Alex didn’t dare look back, not even when the first infected spilled over the rooftop ledge.

Luci screamed as the Hollowed plummeted past them. Their snarls cut through the air until the splatter of flesh on the pavement silenced them. Alex’s body trembled, but he kept climbing down.

They had to make it down.

That was all that mattered now.

When their feet hit solid ground, he grabbed Luci’s arm and pulled her into the shadows, away from the open street where the infected had begun to scatter in the chaos. His lungs burned, but he pressed forward until they stumbled into the cover of an alley. That was when he spotted a moving truck parked crookedly against the curb with its back door hanging slightly ajar.

“Over here,” Alex whispered, tugging Luci toward it.

They climbed inside and dragged the heavy door down until it slammed shut. Inside it felt suffocating, but they were safe. Darkness swallowed them but at least now there was a barrier between them and the horde. Luna whimpered softly, her nails scratching against the carrier, wanting to be set free.

Luci collapsed against the wall of the truck, her face damp with sweat and tears she hadn’t realized had fallen. The stale air inside smelled faintly of dust and old cardboard, but it wasshelter and that would have to be enough.

Alex set the gasoline jug down carefully and pressed his forehead to the cold metal wall, his fists clenched at his sides as he resisted the urge to pound into the metal.
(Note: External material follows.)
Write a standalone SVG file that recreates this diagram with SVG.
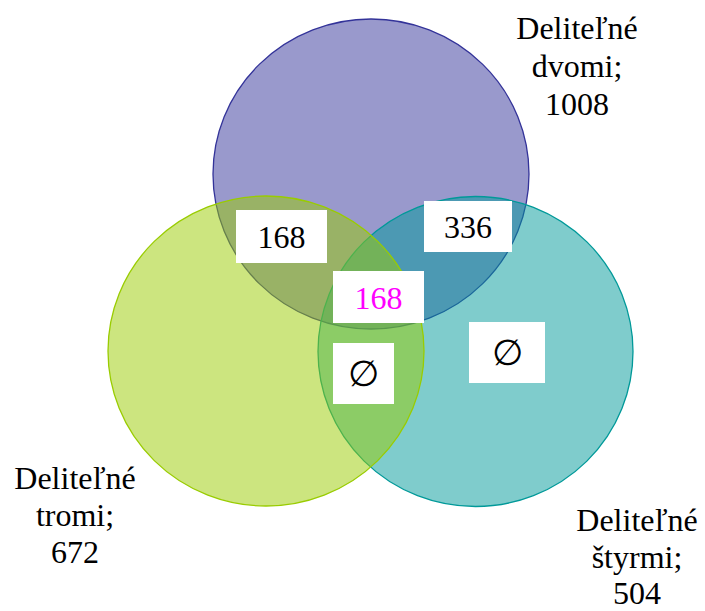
<svg xmlns="http://www.w3.org/2000/svg" width="705" height="611" viewBox="0 0 705 611">
<style>
.c{stroke-width:1.3;fill-opacity:0.5}
.box{fill:#ffffff}
text{font-family:'Liberation Serif','Times New Roman',serif;font-size:32px;fill:#000;text-anchor:middle}
.e{font-size:36px}
</style>
<rect width="705" height="611" fill="#ffffff"/>
<g id="set-dvomi"><ellipse class="c" cx="371" cy="174" rx="158" ry="155" fill="#333399" stroke="#333399"/></g>
<g id="set-styrmi"><ellipse class="c" cx="475.5" cy="351.5" rx="157.5" ry="155" fill="#009999" stroke="#009999"/></g>
<g id="set-tromi"><ellipse class="c" cx="266" cy="351" rx="158" ry="155" fill="#99CC00" stroke="#99CC00"/></g>
<g id="connectors"></g>
<g id="label-dvomi"><text x="577" y="39">Deliteľné</text><text x="577" y="77">dvomi;</text><text x="577" y="115">1008</text></g>
<g id="label-tromi"><text x="75" y="489">Deliteľné</text><text x="75" y="526">tromi;</text><text x="75" y="563">672</text></g>
<g id="label-styrmi"><text x="637" y="531">Deliteľné</text><text x="637" y="568">štyrmi;</text><text x="637" y="604">504</text></g>
<g id="box-2-3"><rect class="box" x="236" y="210" width="91" height="53"/><text x="281.5" y="248">168</text></g>
<g id="box-2-4"><rect class="box" x="424" y="201" width="88" height="51"/><text x="468" y="238">336</text></g>
<g id="box-all"><rect class="box" x="333" y="271" width="91" height="52"/><text x="378.5" y="309" style="fill:#FF00FF">168</text></g>
<g id="box-3-4"><rect class="box" x="333" y="343" width="61" height="61"/><text class="e" x="363.5" y="386">∅</text></g>
<g id="box-4only"><rect class="box" x="469" y="322" width="76" height="61"/><text class="e" x="507" y="365">∅</text></g>
</svg>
He could still hear the distant, muffled gunshots.

Grayson’s final stand.

For a long moment, the two of them said nothing. They just collected their breaths despite being trapped in a steel box. They’d survived the horde, but the cost weighed heavily on the both of them.

Sleep eluded Alex for the rest of the night.

Luci had dozed off against his shoulder, and Luna was curled at his feet. But every time his eyes slipped shut, he saw Grayson. Sometimes he was the man on the rooftop, bloodied and doomed. Other times, it was the boy he’d first met in the Academy. Shy, quiet, and always keeping his distance.

They hadn’t started out as friends. For months, they’d existed as strangers forced to share the same room and sleep only a few feet apart without ever truly speaking. But everything changed the morning Alex overheard the other recruits mocking Grayson and calling him a “Prometheus freak” during drills.

Back then, Alex had thrown punches without hesitation, and though he’d expected Grayson to be furious for breaking protocol, his only response had been a quiet sort of acceptance. That unspoken moment forged something unbreakable between them. From then on, they weren’t just allies, they were best friends.

Grayson had never seen Alex’s fists as violence but as a strangetoken of loyalty and friendship. Alex, starved of both, had taken what was given. From that day forward, they had been inseparable. Through sleepless nights, punishing drills, and days full of laughter, Grayson had always been there.

Always.

Now he was gone. That truth carved into Alex sharper than any blade.